As Paul McCartney once commented, "If slaughterhouses had glass walls, everyone would be a vegetarian." Most people would rather fight off a hungry shark with their bare fists than consider dropping meat products from their diet, but someday maybe the notion will enter the popular consciousness: eating meat dramatically escalates global warming risks.



Wednesday, November 21, 2007

Our Noocular Future

The AustralianGreens have their say in this nifty sequence that spells out the benefits of Noocular Power in no uncertain terms.

Monday, November 12, 2007

ZAP! Electric Car Showroom Tour

While this video dates back awhile (April 2007), it's still a good opportunity to get a peek at some of the innovative production models being sold by the automotive wizards of ZAP! in Santa Rosa, California.

Saturday, November 10, 2007

Untapped Energy Solutions: Co-Generation

With a little ingenuity and some rethinking of the centralized infrastructures that dominate power distribution in the U.S., we could go a long way toward both easing climate change threats and stretching our energy resources. Waste and inefficiency are unforgivable at this stage of our accelerating descent into energy hell. This is the persepctive underlying Bill McKibben's latest article in Orion Magazine, The Unsung Solution, which explores the benefits of tapping waste heat from manufacturing processes to generate power.

McKibben profiles a firm, Recycled Energy Development, quoting one of the principals, Sean Casten, who said:

“Let’s look at Florida. Here’s a Maxwell House coffee roaster in Duval County. They’re roasting beans, so all that heat has to go somewhere. About twelve megawatts’ worth of potential electricity is going up the stack. Basically, there’s a network of tubes with water in them. The heat would hit one side of it, produce steam, and we’d use that to turn a turbine and generate electricity. It’s like any other boiler, just without a flame, because the heat is already there.”

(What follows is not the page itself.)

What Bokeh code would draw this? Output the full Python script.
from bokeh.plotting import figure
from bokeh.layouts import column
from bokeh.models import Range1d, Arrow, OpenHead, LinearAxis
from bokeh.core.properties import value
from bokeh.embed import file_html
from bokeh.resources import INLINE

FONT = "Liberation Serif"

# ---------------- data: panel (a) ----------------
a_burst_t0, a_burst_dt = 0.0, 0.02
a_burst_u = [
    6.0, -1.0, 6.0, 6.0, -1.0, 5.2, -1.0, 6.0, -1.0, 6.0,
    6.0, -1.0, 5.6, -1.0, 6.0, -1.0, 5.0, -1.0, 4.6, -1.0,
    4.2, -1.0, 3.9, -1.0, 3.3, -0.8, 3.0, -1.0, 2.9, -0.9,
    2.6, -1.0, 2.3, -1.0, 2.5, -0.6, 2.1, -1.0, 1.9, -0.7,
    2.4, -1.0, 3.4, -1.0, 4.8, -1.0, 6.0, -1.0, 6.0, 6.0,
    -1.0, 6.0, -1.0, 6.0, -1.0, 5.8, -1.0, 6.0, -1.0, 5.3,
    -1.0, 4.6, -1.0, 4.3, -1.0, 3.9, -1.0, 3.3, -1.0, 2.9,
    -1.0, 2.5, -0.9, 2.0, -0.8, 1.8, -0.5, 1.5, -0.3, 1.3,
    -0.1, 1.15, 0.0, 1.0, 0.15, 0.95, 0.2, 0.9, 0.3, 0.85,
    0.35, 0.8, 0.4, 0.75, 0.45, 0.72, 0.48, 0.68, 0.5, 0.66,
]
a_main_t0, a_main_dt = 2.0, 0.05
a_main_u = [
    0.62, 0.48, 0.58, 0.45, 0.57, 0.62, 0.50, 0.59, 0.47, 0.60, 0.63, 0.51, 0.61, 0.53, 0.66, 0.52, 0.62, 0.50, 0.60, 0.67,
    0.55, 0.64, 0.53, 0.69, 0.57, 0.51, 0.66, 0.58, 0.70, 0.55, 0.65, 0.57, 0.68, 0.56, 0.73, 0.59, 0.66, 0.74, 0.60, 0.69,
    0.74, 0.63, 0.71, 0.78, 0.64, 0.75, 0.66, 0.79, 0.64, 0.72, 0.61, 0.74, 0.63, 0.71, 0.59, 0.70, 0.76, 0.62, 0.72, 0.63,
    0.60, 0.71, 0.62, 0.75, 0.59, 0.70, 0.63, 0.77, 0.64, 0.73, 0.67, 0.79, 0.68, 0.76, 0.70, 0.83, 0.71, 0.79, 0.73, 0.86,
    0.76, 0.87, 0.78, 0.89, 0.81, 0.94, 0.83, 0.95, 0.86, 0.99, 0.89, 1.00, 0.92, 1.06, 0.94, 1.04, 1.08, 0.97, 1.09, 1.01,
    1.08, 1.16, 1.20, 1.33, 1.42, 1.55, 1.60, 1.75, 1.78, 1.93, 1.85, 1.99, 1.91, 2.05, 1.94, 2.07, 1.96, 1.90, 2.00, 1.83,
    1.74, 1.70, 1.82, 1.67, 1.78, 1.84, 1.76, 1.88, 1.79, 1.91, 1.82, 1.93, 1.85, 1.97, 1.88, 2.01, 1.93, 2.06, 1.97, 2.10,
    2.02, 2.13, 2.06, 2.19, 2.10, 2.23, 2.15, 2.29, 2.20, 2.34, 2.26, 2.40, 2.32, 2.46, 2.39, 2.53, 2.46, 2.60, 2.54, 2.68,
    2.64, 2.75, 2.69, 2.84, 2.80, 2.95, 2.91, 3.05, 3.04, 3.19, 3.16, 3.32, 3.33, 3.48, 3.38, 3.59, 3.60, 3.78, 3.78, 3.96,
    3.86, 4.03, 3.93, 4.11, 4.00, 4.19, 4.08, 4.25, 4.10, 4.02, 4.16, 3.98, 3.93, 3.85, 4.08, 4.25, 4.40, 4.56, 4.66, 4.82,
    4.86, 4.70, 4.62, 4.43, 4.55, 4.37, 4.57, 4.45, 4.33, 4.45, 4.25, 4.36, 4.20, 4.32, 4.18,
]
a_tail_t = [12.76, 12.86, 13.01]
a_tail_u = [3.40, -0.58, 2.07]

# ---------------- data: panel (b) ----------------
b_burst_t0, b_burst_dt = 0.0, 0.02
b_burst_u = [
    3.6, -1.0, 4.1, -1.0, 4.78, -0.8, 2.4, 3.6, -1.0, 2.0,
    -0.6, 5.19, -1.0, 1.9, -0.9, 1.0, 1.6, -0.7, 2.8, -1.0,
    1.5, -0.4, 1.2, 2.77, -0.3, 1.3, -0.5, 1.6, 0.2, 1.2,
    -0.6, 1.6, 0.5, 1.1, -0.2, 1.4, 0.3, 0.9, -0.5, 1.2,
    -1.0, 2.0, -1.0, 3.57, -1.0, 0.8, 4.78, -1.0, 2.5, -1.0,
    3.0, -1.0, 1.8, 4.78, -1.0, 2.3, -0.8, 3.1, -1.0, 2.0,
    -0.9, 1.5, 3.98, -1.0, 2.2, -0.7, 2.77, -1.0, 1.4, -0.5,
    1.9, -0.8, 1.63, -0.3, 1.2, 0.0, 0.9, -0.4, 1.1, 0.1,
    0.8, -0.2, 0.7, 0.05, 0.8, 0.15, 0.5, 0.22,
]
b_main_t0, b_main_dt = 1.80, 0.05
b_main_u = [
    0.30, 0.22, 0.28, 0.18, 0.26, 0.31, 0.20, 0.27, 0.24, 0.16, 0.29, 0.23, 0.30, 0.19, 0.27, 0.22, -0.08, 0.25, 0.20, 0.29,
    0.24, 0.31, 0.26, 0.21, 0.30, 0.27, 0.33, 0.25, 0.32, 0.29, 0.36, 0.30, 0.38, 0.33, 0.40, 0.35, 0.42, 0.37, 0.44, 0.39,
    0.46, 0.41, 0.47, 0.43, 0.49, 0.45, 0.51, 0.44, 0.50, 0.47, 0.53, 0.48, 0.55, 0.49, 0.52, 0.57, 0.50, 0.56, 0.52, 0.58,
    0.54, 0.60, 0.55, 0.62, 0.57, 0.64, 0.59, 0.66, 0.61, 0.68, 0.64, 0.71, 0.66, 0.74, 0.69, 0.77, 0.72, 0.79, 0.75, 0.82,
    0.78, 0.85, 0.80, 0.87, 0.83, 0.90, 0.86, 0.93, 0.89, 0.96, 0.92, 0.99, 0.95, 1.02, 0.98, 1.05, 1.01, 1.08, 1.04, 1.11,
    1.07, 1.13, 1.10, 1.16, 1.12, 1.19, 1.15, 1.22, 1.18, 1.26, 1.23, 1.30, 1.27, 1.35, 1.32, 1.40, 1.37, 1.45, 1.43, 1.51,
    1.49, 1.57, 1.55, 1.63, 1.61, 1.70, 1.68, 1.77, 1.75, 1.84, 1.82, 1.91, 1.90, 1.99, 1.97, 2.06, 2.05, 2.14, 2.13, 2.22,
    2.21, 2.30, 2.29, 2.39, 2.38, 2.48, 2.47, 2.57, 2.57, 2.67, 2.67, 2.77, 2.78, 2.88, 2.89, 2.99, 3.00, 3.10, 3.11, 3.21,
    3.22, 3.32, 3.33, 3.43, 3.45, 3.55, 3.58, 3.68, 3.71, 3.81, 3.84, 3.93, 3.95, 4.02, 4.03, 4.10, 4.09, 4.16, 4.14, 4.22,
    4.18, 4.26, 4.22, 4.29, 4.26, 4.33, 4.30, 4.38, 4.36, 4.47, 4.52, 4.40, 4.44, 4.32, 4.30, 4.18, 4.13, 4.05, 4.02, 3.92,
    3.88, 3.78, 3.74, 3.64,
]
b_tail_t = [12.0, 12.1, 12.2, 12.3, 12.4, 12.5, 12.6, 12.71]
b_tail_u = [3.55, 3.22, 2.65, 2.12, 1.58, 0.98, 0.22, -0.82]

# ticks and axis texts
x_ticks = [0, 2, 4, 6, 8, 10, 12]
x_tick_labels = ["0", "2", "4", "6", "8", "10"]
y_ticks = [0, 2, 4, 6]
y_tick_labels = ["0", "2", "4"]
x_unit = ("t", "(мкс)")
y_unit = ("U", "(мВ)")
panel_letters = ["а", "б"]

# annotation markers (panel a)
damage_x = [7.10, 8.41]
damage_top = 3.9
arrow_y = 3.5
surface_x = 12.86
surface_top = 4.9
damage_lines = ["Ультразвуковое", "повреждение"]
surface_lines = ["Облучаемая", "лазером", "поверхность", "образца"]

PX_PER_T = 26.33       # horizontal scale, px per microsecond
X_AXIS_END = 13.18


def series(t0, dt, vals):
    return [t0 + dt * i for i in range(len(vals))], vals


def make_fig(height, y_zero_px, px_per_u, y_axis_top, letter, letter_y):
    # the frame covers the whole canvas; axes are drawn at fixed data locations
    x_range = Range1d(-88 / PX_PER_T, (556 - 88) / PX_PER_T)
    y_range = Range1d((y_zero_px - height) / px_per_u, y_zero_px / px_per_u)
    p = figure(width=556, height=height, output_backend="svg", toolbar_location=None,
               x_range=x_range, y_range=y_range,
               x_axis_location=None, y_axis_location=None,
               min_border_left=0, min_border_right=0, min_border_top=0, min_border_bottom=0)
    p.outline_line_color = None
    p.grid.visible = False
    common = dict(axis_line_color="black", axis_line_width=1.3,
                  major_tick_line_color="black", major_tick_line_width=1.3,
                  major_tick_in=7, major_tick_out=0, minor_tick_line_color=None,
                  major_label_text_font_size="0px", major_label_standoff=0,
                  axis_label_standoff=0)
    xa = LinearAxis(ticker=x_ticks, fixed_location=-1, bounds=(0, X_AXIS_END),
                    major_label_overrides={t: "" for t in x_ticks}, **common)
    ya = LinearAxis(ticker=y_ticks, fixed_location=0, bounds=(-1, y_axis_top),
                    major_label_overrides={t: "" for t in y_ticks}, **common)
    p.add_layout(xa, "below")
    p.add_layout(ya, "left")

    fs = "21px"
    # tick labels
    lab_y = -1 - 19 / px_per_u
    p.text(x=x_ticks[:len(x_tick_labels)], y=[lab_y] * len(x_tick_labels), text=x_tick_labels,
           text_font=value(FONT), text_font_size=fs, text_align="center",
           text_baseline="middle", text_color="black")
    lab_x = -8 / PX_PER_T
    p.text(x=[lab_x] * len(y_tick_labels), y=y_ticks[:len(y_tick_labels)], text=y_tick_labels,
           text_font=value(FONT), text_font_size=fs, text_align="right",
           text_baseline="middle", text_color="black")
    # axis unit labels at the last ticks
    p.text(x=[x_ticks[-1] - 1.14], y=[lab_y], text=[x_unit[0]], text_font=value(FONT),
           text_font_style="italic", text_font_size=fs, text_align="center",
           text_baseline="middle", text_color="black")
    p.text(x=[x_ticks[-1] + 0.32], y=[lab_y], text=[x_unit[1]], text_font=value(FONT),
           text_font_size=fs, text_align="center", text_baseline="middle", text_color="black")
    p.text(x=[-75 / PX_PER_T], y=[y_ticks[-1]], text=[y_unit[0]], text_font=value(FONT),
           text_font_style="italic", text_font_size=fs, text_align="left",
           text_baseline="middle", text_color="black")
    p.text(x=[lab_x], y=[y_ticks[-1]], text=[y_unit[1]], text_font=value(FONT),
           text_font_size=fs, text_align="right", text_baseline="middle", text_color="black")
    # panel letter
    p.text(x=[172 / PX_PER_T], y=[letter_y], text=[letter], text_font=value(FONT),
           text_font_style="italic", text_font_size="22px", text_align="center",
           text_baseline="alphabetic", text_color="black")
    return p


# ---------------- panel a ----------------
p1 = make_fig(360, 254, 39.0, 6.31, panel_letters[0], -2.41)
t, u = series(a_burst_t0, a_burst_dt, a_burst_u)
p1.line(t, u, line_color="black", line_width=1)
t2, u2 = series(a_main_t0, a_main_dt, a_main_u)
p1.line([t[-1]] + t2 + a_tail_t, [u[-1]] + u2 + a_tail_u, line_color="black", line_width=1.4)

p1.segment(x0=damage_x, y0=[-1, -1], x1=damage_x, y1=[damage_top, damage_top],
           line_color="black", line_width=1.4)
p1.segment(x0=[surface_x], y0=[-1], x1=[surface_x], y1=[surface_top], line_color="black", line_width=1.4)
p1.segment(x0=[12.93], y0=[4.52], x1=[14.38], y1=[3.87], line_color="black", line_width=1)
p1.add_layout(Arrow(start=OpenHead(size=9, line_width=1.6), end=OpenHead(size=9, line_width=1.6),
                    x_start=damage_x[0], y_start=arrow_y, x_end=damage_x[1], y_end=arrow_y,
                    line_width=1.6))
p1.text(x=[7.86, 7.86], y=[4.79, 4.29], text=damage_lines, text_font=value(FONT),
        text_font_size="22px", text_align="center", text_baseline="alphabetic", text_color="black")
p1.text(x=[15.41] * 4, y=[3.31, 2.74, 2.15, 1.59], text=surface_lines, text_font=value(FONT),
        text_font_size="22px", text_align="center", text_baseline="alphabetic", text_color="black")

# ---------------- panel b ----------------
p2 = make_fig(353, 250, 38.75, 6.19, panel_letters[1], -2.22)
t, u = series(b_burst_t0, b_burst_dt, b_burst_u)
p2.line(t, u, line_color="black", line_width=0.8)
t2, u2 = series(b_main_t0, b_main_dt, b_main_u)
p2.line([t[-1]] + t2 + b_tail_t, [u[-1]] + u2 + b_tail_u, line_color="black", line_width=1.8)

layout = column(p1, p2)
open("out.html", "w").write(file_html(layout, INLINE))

This is not a poorly understood emerging technology that requires vast development resources and risky investment strategies. Co-generation techniques have been in use for decades and are a proven, successful means of making maximum benefit of available power resources. The article continues:

Does that sound suspiciously pie-in-the-sky? Casten can drive a few miles from his Chicago office to an East Chicago plant run by Mittal Steel. A few years ago, a predecessor energy-recycling company installed this kind of equipment on the smokestacks of the plant’s coke ovens. In 2004, this single steel plant generated roughly the same amount of clean energy as was produced by all of the grid-connected solar collectors throughout the world. Casten’s company estimates that recycling waste heat from factories alone could produce 14 percent of the electric power the U.S. now uses. If you took much the same approach to electric generating stations you could, says Casten, conceivably produce the same amount of energy we use now with half the fossil fuel.

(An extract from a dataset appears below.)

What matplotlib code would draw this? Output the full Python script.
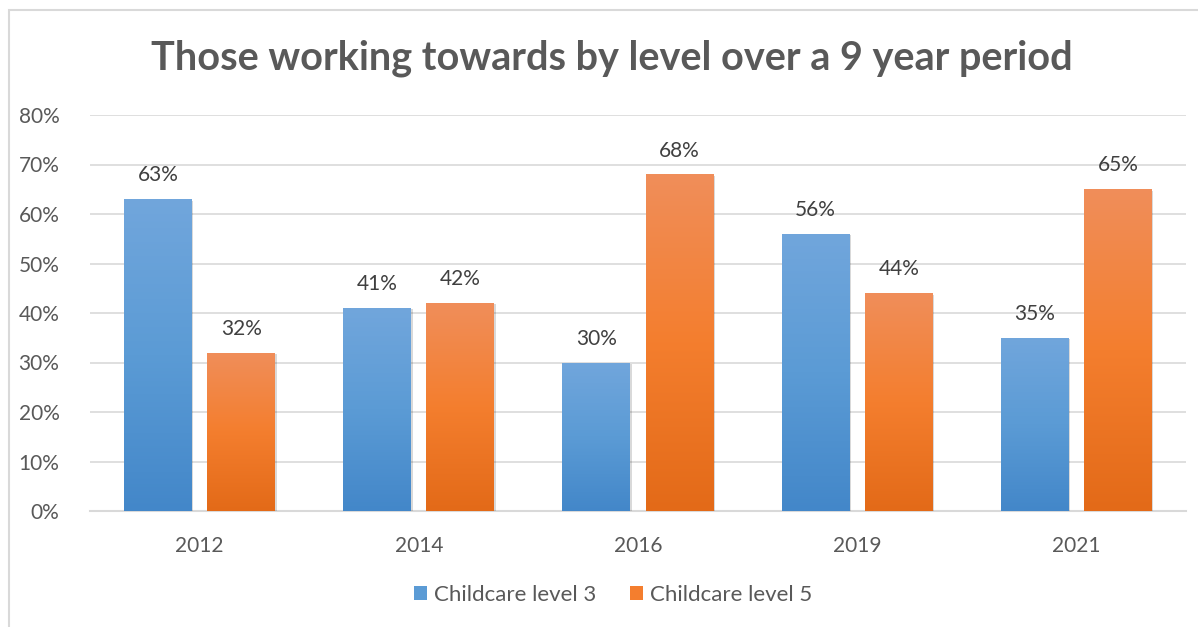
import numpy as np
import matplotlib
matplotlib.use("Agg")
import matplotlib.pyplot as plt
import matplotlib.patheffects as pe
from matplotlib.patches import Rectangle, Patch
from matplotlib.colors import LinearSegmentedColormap

years = ["2012", "2014", "2016", "2019", "2021"]
level3 = [63, 41, 30, 56, 35]
level5 = [32, 42, 68, 44, 65]
series_names = ["Childcare level 3", "Childcare level 5"]

TEXT = "#595959"
GRID = "#D9D9D9"
blue_grad = LinearSegmentedColormap.from_list("b", ["#4387C9", "#5B9BD5", "#71A6DC"])
orange_grad = LinearSegmentedColormap.from_list("o", ["#E36A18", "#F47E2E", "#F08E5A"])

plt.rcParams["font.family"] = ["Lato", "DejaVu Sans"]

fig = plt.figure(figsize=(11.98, 6.27), dpi=100)
ax = fig.add_axes([90 / 1198, 1 - 511 / 627, 1096 / 1198, 396 / 627])

x = np.arange(len(years))
w = 0.31
off = 0.19

shadow = [pe.SimplePatchShadow(offset=(1.0, -1.0), shadow_rgbFace="black", alpha=0.15), pe.Normal()]
b3 = ax.bar(x - off, level3, w, color="#5B9BD5", zorder=3, path_effects=shadow)
b5 = ax.bar(x + off, level5, w, color="#F47E2E", zorder=3, path_effects=shadow)

grad = np.linspace(0, 1, 256).reshape(-1, 1)
for bars, cmap in [(b3, blue_grad), (b5, orange_grad)]:
    for p in bars:
        x0, h, bw = p.get_x(), p.get_height(), p.get_width()
        im = ax.imshow(grad, cmap=cmap, origin="lower", aspect="auto",
                       extent=[x0, x0 + bw, 0, h], zorder=4)
        im.set_clip_path(p)
        ax.text(x0 + bw / 2, h + 2.8, f"{int(h)}%", ha="center", va="bottom",
                fontsize=15, color="#404040", zorder=5)

ax.set_xlim(-0.5, len(years) - 0.5)
ax.set_ylim(0, 80)
ax.set_yticks(np.arange(0, 81, 10))
ax.set_yticklabels([f"{v}%" for v in range(0, 81, 10)])
ax.set_xticks(x)
ax.set_xticklabels(years)
ax.tick_params(axis="both", length=0, labelsize=15, labelcolor=TEXT)
ax.tick_params(axis="y", pad=22)
ax.tick_params(axis="x", pad=18)
ax.yaxis.grid(True, color=GRID, linewidth=1.2, zorder=0)
ax.set_axisbelow(True)
for s in ["top", "right", "left"]:
    ax.spines[s].set_visible(False)
ax.spines["bottom"].set_color(GRID)
ax.spines["bottom"].set_linewidth(1.5)

fig.text(612 / 1198, 1 - 58 / 627, "Those working towards by level over a 9 year period",
         ha="center", va="center", fontsize=28.5, fontweight="bold", color=TEXT)

handles = [Patch(facecolor="#5B9BD5"), Patch(facecolor="#F47E2E")]
fig.legend(handles, series_names, loc="center", bbox_to_anchor=(613 / 1198, 1 - 595 / 627),
           ncol=2, frameon=False, fontsize=16, labelcolor=TEXT, handlelength=0.6,
           handleheight=0.6, handletextpad=0.3, columnspacing=1.5)

fig.patches.append(Rectangle((9 / 1198, -0.05), 1.2, 1 - 10 / 627 + 0.05,
                             transform=fig.transFigure, fill=False, edgecolor=GRID, linewidth=1.5))

fig.savefig("out.png", dpi=100, facecolor="white")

Let’s cut the numbers in half to account for corporate enthusiasm. Hell, let’s cut them in half again. You’re still talking about one of the most effective ways to cut carbon emissions that we’ve got, a mature technology ready to go. You’re talking about a recycling project infinitely more important than all that paper we’ve been bundling and glass we’ve been rinsing for the last two decades. Why isn’t it happening everywhere? The first answer, says Casten, is that very few companies spend much time thinking about their waste heat. “How much time do you think about the useful things you could be doing with your urine?” asks Casten. “The guy at the coffee roaster is spending all day focused on roasting coffee beans so they taste good.”


Laws governing the operation of electrical utilities, which in most communities are essentially monopolies, tend to protect the profits of the utilities above all else, McKibben asserts. In such an environment, change is difficult or impossible. Therein lies the rub. Our energy salvation may require restructuring the counter-productive regulations that have gotten us into the predicament we're in today. The solutions are available if we're smart enough to utilize them.